Give the listing again exactly, omitting its images.

* Dataset section:
+ + + + + + +
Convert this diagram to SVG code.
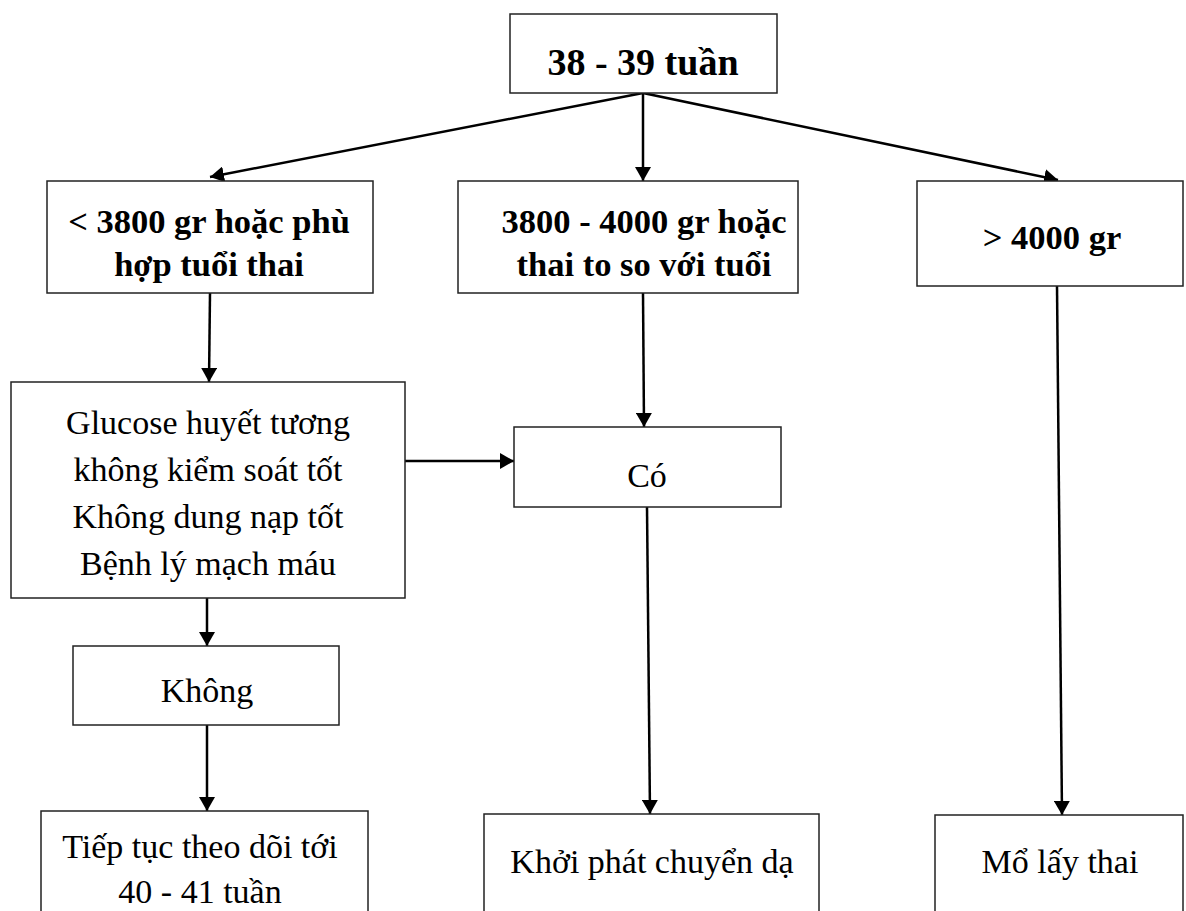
<svg xmlns="http://www.w3.org/2000/svg" width="1186" height="911" viewBox="0 0 1186 911">
<style>
.box{fill:#fff;stroke:#222;stroke-width:1.5}
.b{font-family:"Liberation Serif","Times New Roman",serif;font-weight:bold;font-size:34.5px;fill:#000;text-anchor:middle}
.r{font-family:"Liberation Serif","Times New Roman",serif;font-size:34px;fill:#000;text-anchor:middle}
.c{stroke:#000;stroke-width:2.5;fill:none;marker-end:url(#ah)}
</style>
<defs>
<marker id="ah" viewBox="0 0 14 16" refX="14" refY="8" markerWidth="14" markerHeight="16" markerUnits="userSpaceOnUse" orient="auto">
<path d="M0,0 L14,8 L0,16 z" fill="#000"/>
</marker>
</defs>
<rect width="1186" height="911" fill="#fff"/>
<g id="connectors">
<line class="c" x1="643" y1="93" x2="210" y2="177"/>
<line class="c" x1="643" y1="93" x2="643" y2="181"/>
<line class="c" x1="643" y1="93" x2="1058" y2="180"/>
<line class="c" x1="210" y1="293" x2="209" y2="382"/>
<line class="c" x1="643" y1="293" x2="644" y2="427"/>
<line class="c" x1="1057" y1="286" x2="1062" y2="815"/>
<line class="c" x1="405" y1="461" x2="514" y2="461"/>
<line class="c" x1="647" y1="507" x2="650" y2="814"/>
<line class="c" x1="207" y1="598" x2="207" y2="646"/>
<line class="c" x1="207" y1="725" x2="207" y2="811"/>
</g>
<g id="n-top">
<rect class="box" x="510" y="14" width="267" height="79"/>
<text class="b" x="643" y="75" style="font-size:38px">38 - 39 tuần</text>
</g>
<g id="n-lt3800">
<rect class="box" x="47" y="181" width="326" height="112"/>
<text class="b" x="209" y="233">&lt; 3800 gr hoặc phù</text>
<text class="b" x="209" y="276">hợp tuổi thai</text>
</g>
<g id="n-3800-4000">
<rect class="box" x="458" y="181" width="340" height="112"/>
<text class="b" x="644" y="233">3800 - 4000 gr hoặc</text>
<text class="b" x="644" y="276">thai to so với tuổi</text>
</g>
<g id="n-gt4000">
<rect class="box" x="917" y="181" width="266" height="105"/>
<text class="b" x="1052" y="249">&gt; 4000 gr</text>
</g>
<g id="n-glucose">
<rect class="box" x="11" y="382" width="394" height="216"/>
<text class="r" x="208" y="434">Glucose huyết tương</text>
<text class="r" x="208" y="481">không kiểm soát tốt</text>
<text class="r" x="208" y="528">Không dung nạp tốt</text>
<text class="r" x="208" y="575">Bệnh lý mạch máu</text>
</g>
<g id="n-co">
<rect class="box" x="514" y="427" width="267" height="80"/>
<text class="r" x="647" y="487">Có</text>
</g>
<g id="n-khong">
<rect class="box" x="73" y="646" width="266" height="79"/>
<text class="r" x="207" y="702">Không</text>
</g>
<g id="n-tiep">
<rect class="box" x="41" y="811" width="327" height="130"/>
<text class="r" x="200" y="858">Tiếp tục theo dõi tới</text>
<text class="r" x="200" y="903">40 - 41 tuần</text>
</g>
<g id="n-khoi">
<rect class="box" x="484" y="814" width="335" height="130"/>
<text class="r" x="652" y="873">Khởi phát chuyển dạ</text>
</g>
<g id="n-mo">
<rect class="box" x="935" y="815" width="248" height="130"/>
<text class="r" x="1060" y="873">Mổ lấy thai</text>
</g>
</svg>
+ + + + + + +
* Written answer:
Convert this diagram to SVG code.
<svg xmlns="http://www.w3.org/2000/svg" width="1186" height="911" viewBox="0 0 1186 911">
<style>
.box{fill:#fff;stroke:#222;stroke-width:1.5}
.b{font-family:"Liberation Serif","Times New Roman",serif;font-weight:bold;font-size:34.5px;fill:#000;text-anchor:middle}
.r{font-family:"Liberation Serif","Times New Roman",serif;font-size:34px;fill:#000;text-anchor:middle}
.c{stroke:#000;stroke-width:2.5;fill:none;marker-end:url(#ah)}
</style>
<defs>
<marker id="ah" viewBox="0 0 14 16" refX="14" refY="8" markerWidth="14" markerHeight="16" markerUnits="userSpaceOnUse" orient="auto">
<path d="M0,0 L14,8 L0,16 z" fill="#000"/>
</marker>
</defs>
<rect width="1186" height="911" fill="#fff"/>
<g id="connectors">
<line class="c" x1="643" y1="93" x2="210" y2="177"/>
<line class="c" x1="643" y1="93" x2="643" y2="181"/>
<line class="c" x1="643" y1="93" x2="1058" y2="180"/>
<line class="c" x1="210" y1="293" x2="209" y2="382"/>
<line class="c" x1="643" y1="293" x2="644" y2="427"/>
<line class="c" x1="1057" y1="286" x2="1062" y2="815"/>
<line class="c" x1="405" y1="461" x2="514" y2="461"/>
<line class="c" x1="647" y1="507" x2="650" y2="814"/>
<line class="c" x1="207" y1="598" x2="207" y2="646"/>
<line class="c" x1="207" y1="725" x2="207" y2="811"/>
</g>
<g id="n-top">
<rect class="box" x="510" y="14" width="267" height="79"/>
<text class="b" x="643" y="75" style="font-size:38px">38 - 39 tuần</text>
</g>
<g id="n-lt3800">
<rect class="box" x="47" y="181" width="326" height="112"/>
<text class="b" x="209" y="233">&lt; 3800 gr hoặc phù</text>
<text class="b" x="209" y="276">hợp tuổi thai</text>
</g>
<g id="n-3800-4000">
<rect class="box" x="458" y="181" width="340" height="112"/>
<text class="b" x="644" y="233">3800 - 4000 gr hoặc</text>
<text class="b" x="644" y="276">thai to so với tuổi</text>
</g>
<g id="n-gt4000">
<rect class="box" x="917" y="181" width="266" height="105"/>
<text class="b" x="1052" y="249">&gt; 4000 gr</text>
</g>
<g id="n-glucose">
<rect class="box" x="11" y="382" width="394" height="216"/>
<text class="r" x="208" y="434">Glucose huyết tương</text>
<text class="r" x="208" y="481">không kiểm soát tốt</text>
<text class="r" x="208" y="528">Không dung nạp tốt</text>
<text class="r" x="208" y="575">Bệnh lý mạch máu</text>
</g>
<g id="n-co">
<rect class="box" x="514" y="427" width="267" height="80"/>
<text class="r" x="647" y="487">Có</text>
</g>
<g id="n-khong">
<rect class="box" x="73" y="646" width="266" height="79"/>
<text class="r" x="207" y="702">Không</text>
</g>
<g id="n-tiep">
<rect class="box" x="41" y="811" width="327" height="130"/>
<text class="r" x="200" y="858">Tiếp tục theo dõi tới</text>
<text class="r" x="200" y="903">40 - 41 tuần</text>
</g>
<g id="n-khoi">
<rect class="box" x="484" y="814" width="335" height="130"/>
<text class="r" x="652" y="873">Khởi phát chuyển dạ</text>
</g>
<g id="n-mo">
<rect class="box" x="935" y="815" width="248" height="130"/>
<text class="r" x="1060" y="873">Mổ lấy thai</text>
</g>
</svg>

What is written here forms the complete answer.